(1) Field of the Invention
The present invention generally relates to thermal management of semiconductor devices. More particularly, this invention relates to a process and electronic assembly for increasing the dissipation of heat from semiconductor circuit devices, such as power flip chips.
(2) Description of the Related Art
Power flip chips and certain other semiconductor devices require thermal management in order to minimize their operating temperatures. A variety of approaches have been developed for dissipating heat generated by power flip chips. Notable techniques are disclosed in commonly-assigned U.S. Pat. Nos. 6,180,436 and 6,365,964 to Koors et al., which involve conducting heat from a circuit device with a heat-conductive pedestal brought into thermal contact with a surface of the device, e.g., the non-active “topside” surface of a flip chip opposite the solder connections that attach the chip to its substrate. A thermally-conductive lubricant, such as a silicone grease, is placed between the topside of the device and the pedestal to fill gaps between the device and pedestal in order to promote thermal contact, as well as decouple lateral mechanical strains that arise as a result of different thermal expansions and movement between the device, substrate and pedestal. An elastomer or other suitable biasing member urges the device into contact with the pedestal, promoting intimate contact between the device and pedestal to minimize the interface thermal resistance therebetween.

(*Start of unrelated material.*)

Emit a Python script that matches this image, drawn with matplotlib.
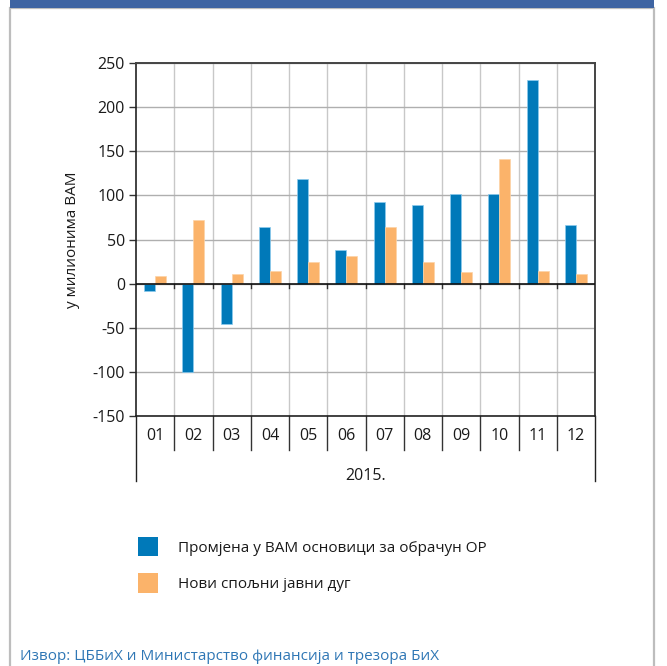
"""Monthly change in the VAM base vs. new external public debt, 2015."""

import matplotlib.pyplot as plt
from matplotlib.patches import Patch, Rectangle
import numpy as np

plt.rcParams["font.family"] = ["Open Sans", "DejaVu Sans"]
plt.rcParams["axes.unicode_minus"] = False

months = ["01", "02", "03", "04", "05", "06", "07", "08", "09", "10", "11", "12"]
year_label = "2015."
vam_base_change = [-8.6, -100.7, -46.2, 64, 119, 38, 92.3, 89.3, 101.7, 101.7, 231, 66]
new_external_debt = [8.3, 72.3, 11.3, 14.7, 24, 31.6, 64.4, 24, 12.8, 141, 14.7, 11.3]
series_labels = ["Промјена у ВАМ основици за обрачун ОР", "Нови спољни јавни дуг"]
y_label = "у милионима ВАМ"
source_text = "Извор: ЦББиХ и Министарство финансија и трезора БиХ"

BLUE = "#0079B9"
ORANGE = "#FBB36A"
GRID = "#AFAFAF"
DARK = "#333333"
TEXT = "#1a1a1a"


def main() -> None:
    fig = plt.figure(figsize=(6.67, 6.66), dpi=100)
    W, H = 667, 666

    # frame around the chart box
    fig.add_artist(Rectangle((10 / W, -0.01), 644 / W, 1.01 - 8 / H, transform=fig.transFigure,
                             fill=False, edgecolor="#BDBDBD", linewidth=1.6))
    fig.add_artist(Rectangle((10 / W, 1 - 8 / H), 644 / W, 8 / H, transform=fig.transFigure,
                             facecolor="#3E64A2", edgecolor="none"))

    ax = fig.add_axes([136 / W, 1 - 416 / H, 459 / W, 353 / H])
    x = np.arange(len(months))
    width = 0.29
    ax.bar(x - width / 2, vam_base_change, width, color=BLUE, edgecolor="#8CCBEE",
           linewidth=0.5, zorder=3)
    ax.bar(x + width / 2, new_external_debt, width, color=ORANGE, edgecolor="#FDD3A6",
           linewidth=0.5, zorder=3)

    ax.set_xlim(-0.5, len(months) - 0.5)
    ax.set_ylim(-150, 250)
    ax.set_yticks(np.arange(-150, 251, 50))
    ax.yaxis.grid(True, color=GRID, linewidth=1.0, zorder=0)
    for b in np.arange(0.5, len(months) - 0.5):
        ax.axvline(b, color="#C8C8C8", linewidth=1.0, zorder=0)
        ax.plot([b, b], [0, -4.5], color=DARK, linewidth=1.0, zorder=4)
    ax.axhline(0, color="#111111", linewidth=1.2, zorder=4)

    ax.set_xticks([])
    ax.tick_params(axis="y", length=5, width=1, color=DARK, labelsize=11.5, pad=3,
                   labelcolor=TEXT)
    for side in ("left", "bottom"):
        ax.spines[side].set_color("#222222")
        ax.spines[side].set_linewidth(1.2)
    for side in ("top", "right"):
        ax.spines[side].set_color("#444444")
        ax.spines[side].set_linewidth(1.4)

    # category table under the plot
    trans = ax.get_xaxis_transform()
    for b in np.arange(0.5, len(months) - 0.5):
        ax.plot([b, b], [0, -34 / 353], transform=trans, color=DARK, linewidth=1.0,
                clip_on=False)
    for b in (-0.5, len(months) - 0.5):
        ax.plot([b, b], [0, -65 / 353], transform=trans, color="#222222", linewidth=1.0,
                clip_on=False)
    for xi, m in zip(x, months):
        ax.text(xi, -20 / 353, m, transform=trans, ha="center", va="center",
                fontsize=11.5, color=TEXT)
    ax.text((len(months) - 1) / 2, -60 / 353, year_label, transform=trans, ha="center",
            va="center", fontsize=11.5, color=TEXT)

    ax.set_ylabel(y_label, fontsize=11, color=TEXT, labelpad=9)

    handles = [Patch(facecolor=BLUE), Patch(facecolor=ORANGE)]
    fig.legend(handles, series_labels, loc="upper left",
               bbox_to_anchor=(124 / W, 1 - 523 / H), frameon=False, fontsize=11,
               handlelength=1.3, handleheight=1.6, handletextpad=1.35, labelspacing=1.1,
               labelcolor=TEXT)

    fig.text(20 / W, 2 / H, source_text, ha="left", va="bottom", fontsize=11,
             color="#2F77B5")

    fig.savefig("out.png", dpi=100)


if __name__ == "__main__":
    main()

To further reduce induced stresses and to eliminate the need for thermally-conductive lubricants, co-pending U.S. Pat. No. 6,700,195 to Mandel discloses mounting a power flip chip (or other circuit device) within a first region of a substrate. The first region is peripherally supported by a second region of the substrate surrounding the first region, which in turn is supported by a third region of the substrate surrounding the second region. The second region is fabricated to be more flexible than the first and third regions. The device is contacted by a heat-conductive member, and a biasing member contacts the first region of the substrate to bias the device into thermal contact with the heat-conductive member. An important advantage of the assembly disclosed by Mandel is that the more flexible second region of the substrate improves the mechanical decoupling of strains that arise as a result of different thermal expansions and movement between the device, substrate, and heat-conductive member, thereby reducing the induced stresses that can cause fracturing of the device and its solder connections.
While the teachings of Koors et al. and Mandel provide significant improvements for thermally managing circuit devices, further improvements would be desirable, particularly as higher power densities are sought for circuit assemblies.